日本マイクロソフト"超スムーズ人事"の裏側 外資ITらしからぬ、きれいなバトンタッチ
「外見と名前が合わないとよく言われる」。
会見でそんなジョークを飛ばしたのが、2015年7月1日から、日本マイクロソフトの社長に就任する平野拓也氏。
父が日本人、母が米国人の平野氏は、自らを「北海道で生まれた道産子」と称し、「日本人なのか、外国人なのかと聞かれると、ベースは日本人だと、いつも言い切っている」と語る。
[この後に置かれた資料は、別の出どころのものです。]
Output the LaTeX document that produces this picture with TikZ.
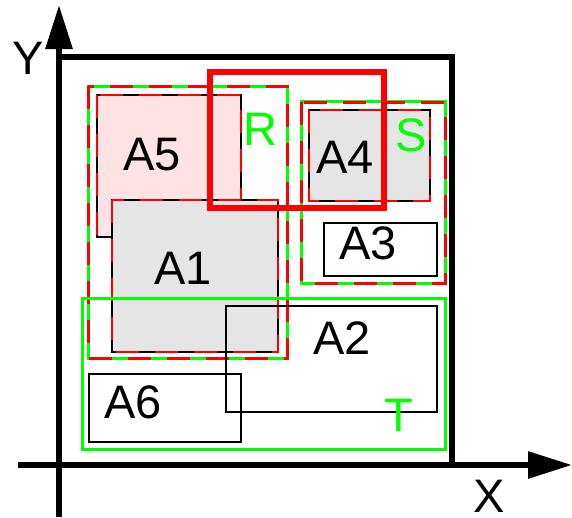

「子供のころから、父と一緒に座禅を組んだり、学ランを着て登校したり、受験勉強もした」と平野氏。北海道から大阪へ移り、その後、有名進学校である中高一貫の千葉県幕張の渋谷教育学園幕張高校を卒業。米ユタ州のブリガムヤング大に入学。1995年に卒業後、同年に、Kanematsu USAに入社。社会人人生は米国でスタートした。
1998年には、Arbor Software(Hyperion SoftwareとのM&A後、Hyperion Solutionsに社名変更)に入社。2001年には、ハイペリオンの日本法人社長に就任した。
マイクロソフト(現日本マイクロソフト)への入社は、2005年8月。今年で45歳になる平野氏は、入社10年目を迎えることになる。
転機は2011年に訪れた
日本マイクロソフト入社後は、ビジネス&マーケティング部門シニアディレクターに就任。その後、エンタープライズ分野を担当。2007年7月に執行役常務に就任した。
平野氏にとって、大きな転機だったのは、2011年7月に、米マイクロソフトのCentral and Eastern Europe(CEE)のマルチカントリーゼネラルマネージャーに就任したことだった。
拠点はドイツに置かれているものの、担当したのは、バルト3国や地中海沿岸国、そして、モンゴルまでを含む25カ国。その多くが新興国である。
日本法人からの異動で、米本社に勤務する日本人社員はこれまでにもいたが、東欧市場の統括といったように、日本法人とはまったく連動性がない組織に、しかも統括する立場で異動するのはこれまでに例がない。